U.S. Justice Department Seeks to Dismiss Lawsuit Against Xelan and Doctors Benefit

December 20, 2004

The United States Department of Justice last Friday asked the Federal District Court in San Diego to dismiss without prejudice its lawsuit against xelan and Doctors Benefit Insurance Company, companies that provide financial planning and insurance for health care professionals.

Last month, in a widely publicized and rare move, the Government sought and obtained, without a hearing, an order freezing all of the assets of xelan and Doctors Benefit, and appointing a temporary receiver. After securing the temporary restraining order, the Government issued a press release accusing the defendants of operating fraudulent tax reduction schemes, and suggesting that doctors contact the receiver to learn how to file claims against the companies.

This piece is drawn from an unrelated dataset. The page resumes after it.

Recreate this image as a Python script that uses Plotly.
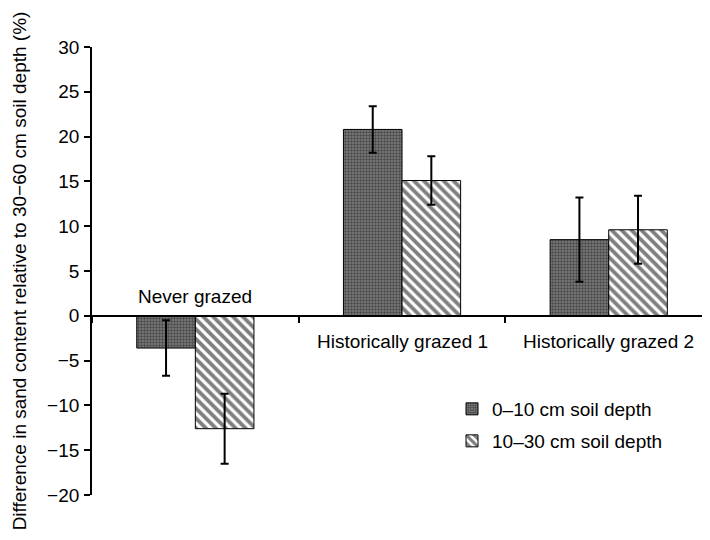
import plotly.graph_objects as go

categories = ["Never grazed", "Historically grazed 1", "Historically grazed 2"]
depth_0_10 = [-3.6, 20.8, 8.5]
err_0_10 = [3.1, 2.6, 4.7]
depth_10_30 = [-12.6, 15.1, 9.6]
err_10_30 = [3.9, 2.7, 3.8]
series_names = ["0\u201310 cm soil depth", "10\u201330 cm soil depth"]
y_ticks = [-20, -15, -10, -5, 0, 5, 10, 15, 20, 25, 30]
y_title = "Difference in sand content relative to 30\u221260 cm soil depth (%)"
label_side = ["above", "below", "below"]

FONT = "Liberation Sans, Arial, Helvetica, sans-serif"
FS = 19
# page body has an 8px margin; figure sized so it fits the 710x540 window
OFF = 8
W, H = 710 - OFF, 540 - OFF
L, T, B, R = 92 - OFF, 47 - OFF, 45, 0
PW, PH = W - L - R, H - T - B

fig = go.Figure()
fig.add_trace(go.Bar(
    x=categories, y=depth_0_10, name=series_names[0],
    marker=dict(color="#6a6a6a", line=dict(color="black", width=1),
                pattern=dict(shape=".", size=3, solidity=0.5,
                             fgcolor="#111111", bgcolor="#7e7e7e")),
    error_y=dict(type="data", array=err_0_10, color="black", thickness=2, width=4),
    legend="legend",
))
fig.add_trace(go.Bar(
    x=categories, y=depth_10_30, name=series_names[1],
    marker=dict(color="white", line=dict(color="black", width=1),
                pattern=dict(shape="\\", size=7, solidity=0.55,
                             fgcolor="black", bgcolor="white")),
    error_y=dict(type="data", array=err_10_30, color="black", thickness=2, width=4),
    legend="legend2",
))

annotations = []
for cat, side in zip(categories, label_side):
    annotations.append(dict(
        x=cat, y=0, xref="x", yref="y", text=cat, showarrow=False,
        xanchor="center", yanchor="middle",
        yshift=19 if side == "above" else -26,
        font=dict(family=FONT, size=FS, color="black"),
    ))

def px_to_paper_x(px):
    return (px - OFF - L) / PW

def px_to_paper_y(py):
    return 1 - (py - OFF - T) / PH

fig.update_layout(
    width=W, height=H, autosize=False,
    margin=dict(l=L, r=R, t=T, b=B, pad=0),
    paper_bgcolor="white", plot_bgcolor="white",
    font=dict(family=FONT, size=FS, color="black"),
    barmode="group", bargap=0.433, bargroupgap=0,
    annotations=annotations,
    showlegend=True,
    legend=dict(x=px_to_paper_x(452), y=px_to_paper_y(409), xanchor="left", yanchor="middle",
                bgcolor="rgba(0,0,0,0)", font=dict(size=FS)),
    legend2=dict(x=px_to_paper_x(452), y=px_to_paper_y(441), xanchor="left", yanchor="middle",
                 bgcolor="rgba(0,0,0,0)", font=dict(size=FS)),
    xaxis=dict(
        type="category", range=[-0.5, 2.49], anchor="free", position=0.4,
        showline=True, linecolor="black", linewidth=1.5,
        ticks="outside", tickson="boundaries", ticklen=6, tickwidth=1.5, tickcolor="black",
        showticklabels=False, showgrid=False, zeroline=False, automargin=False,
    ),
    yaxis=dict(
        range=[-20, 30], domain=[0, 1], tickvals=y_ticks,
        showline=True, linecolor="black", linewidth=1.8,
        ticks="outside", ticklen=6, tickwidth=1.5, tickcolor="black",
        showgrid=False, zeroline=False, ticklabelstandoff=1, automargin=False,
        tickfont=dict(family=FONT, size=FS, color="black"),
        title=dict(text=y_title, font=dict(family=FONT, size=FS, color="black")),
    ),
)

fig.write_html("out.html")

Nearly a month later (Dec. 3), the Federal District Court in San Diego conducted a full hearing on the Justice Department’s application for a preliminary injunction, pending trial of the lawsuit. After hearing all arguments, the Court ruled that the Government had not demonstrated that it was likely to prevail in the case, one of the prerequisites for granting such relief. At that time, the Court also denied the Government’s request for a preliminary injunction, dissolved the freeze of assets and dismissed the receiver.

Last Wednesday, the Court issued its written opinion, in which it found that the government made no showing that xelan violated the tax laws, no showing that assets seized were traceable to criminal activity, no showing of asset dissipation or of an alleged Ponzi scheme, and no showing that the tax implications of any xelan product were mischaracterized in the marketing.

DBIC and its predecessor have been writing supplemental disability insurance since 1995. At the hearing on Dec. 3, DBIC presented opinions from five actuarial firms and two law firms that had previously reviewed DBIC’s insurance, each stating unequivocally that the disability insurance was in fact “true” insurance and satisfied all tests for what constituted insurance.